Of course, no government can offer absolute protection against the possibility of being extrajudicially murdered by a police officer, just as no government can ensure with absolute certainty that no one will ever suffer from any other crime. A state can, however, respond to extrajudicial killings as it would to other violations of the law. It can apply sanctions that reduce the chances such events will occur in future.
Even without seeing criminal prosecution as a particularly benign or effective instrument to wield against police shootings—given that the standard of proof for a criminal conviction is and must remain very high—we can work to open up the avenues for civil redress that have been closed off due to the doctrine of qualified immunity. We can create much stronger incentives for police departments to get serious about bringing their incidence of unlawful killings to zero.
The current version of the Republican party is of course doing everything they can to muddy this issue, as we have seen both nights thus far of the RNC. With their endless harpings on the grievances of police, their insinuation that Black Lives Matter protests are somehow illegitimate, their talk of "the rule of law" and Trump's own oft-repeated invocation of the phrase "law and order," the GOP in its Trumpian form plainly see themselves as the one with law on their side. The reality is just the opposite.
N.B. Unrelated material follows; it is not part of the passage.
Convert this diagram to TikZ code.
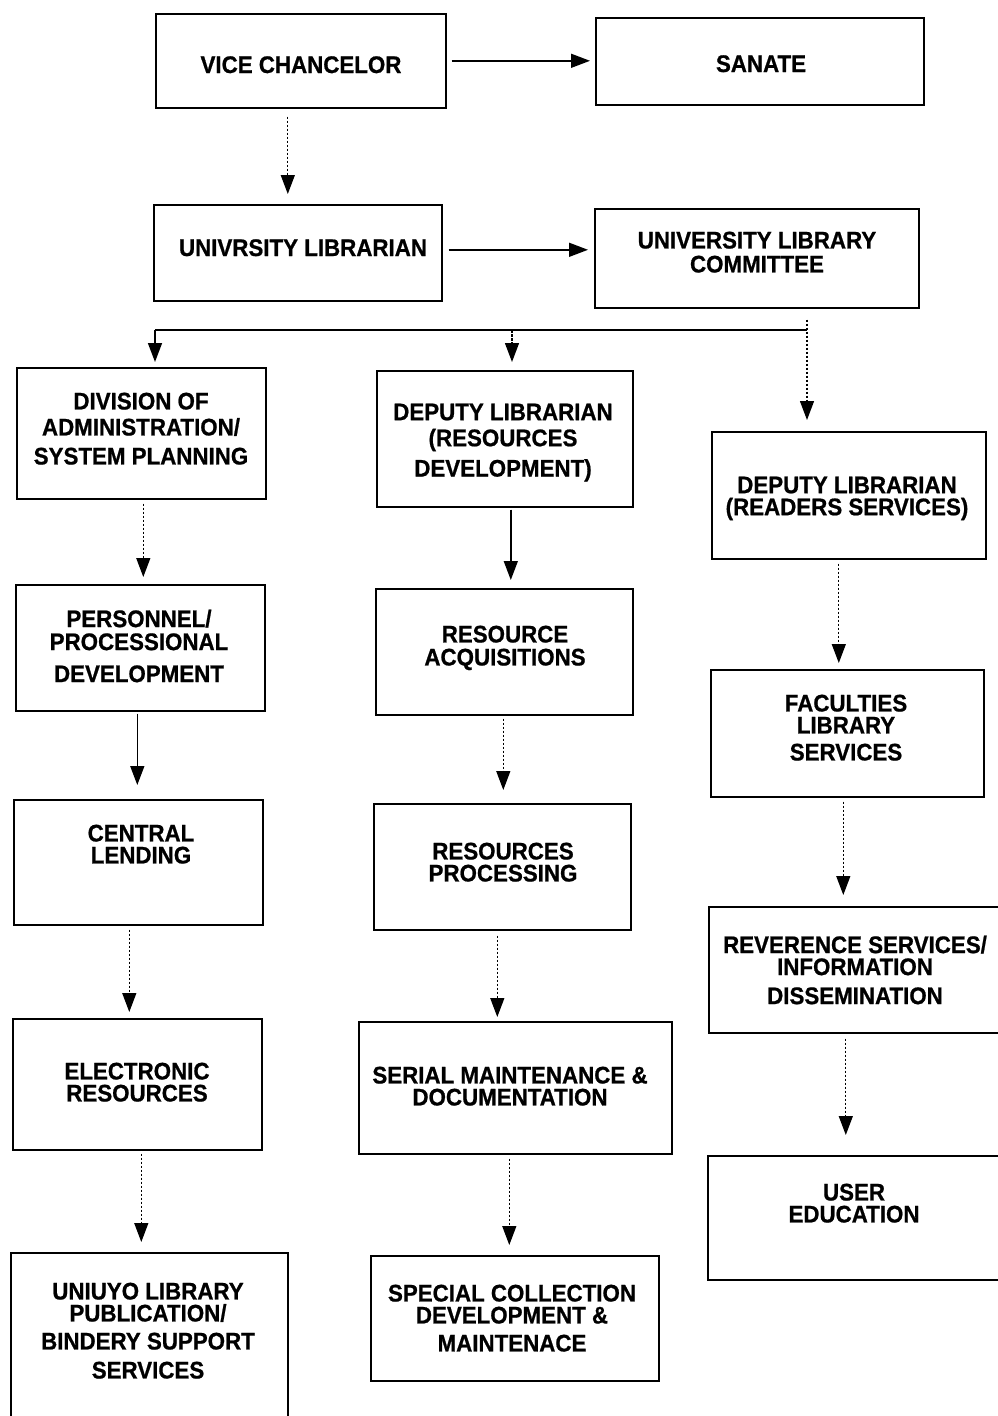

Total submission to armed officers of the state is not the rule of law. In fact, this sort of autocracy is the antithesis of law. Joseph Conrad once wrote in the powerful political postscript to his novel Under Western Eyes: "The ferocity and imbecility of an autocratic rule rejecting all legality [...] in fact bas[es] itself upon complete moral anarchism[.]" This is the kind of lawlessness—"moral anarchy"—that Donald Trump defends when he speaks of "law and order." This is the sort of despotism that Eric Trump means he invokes the name of "freedom."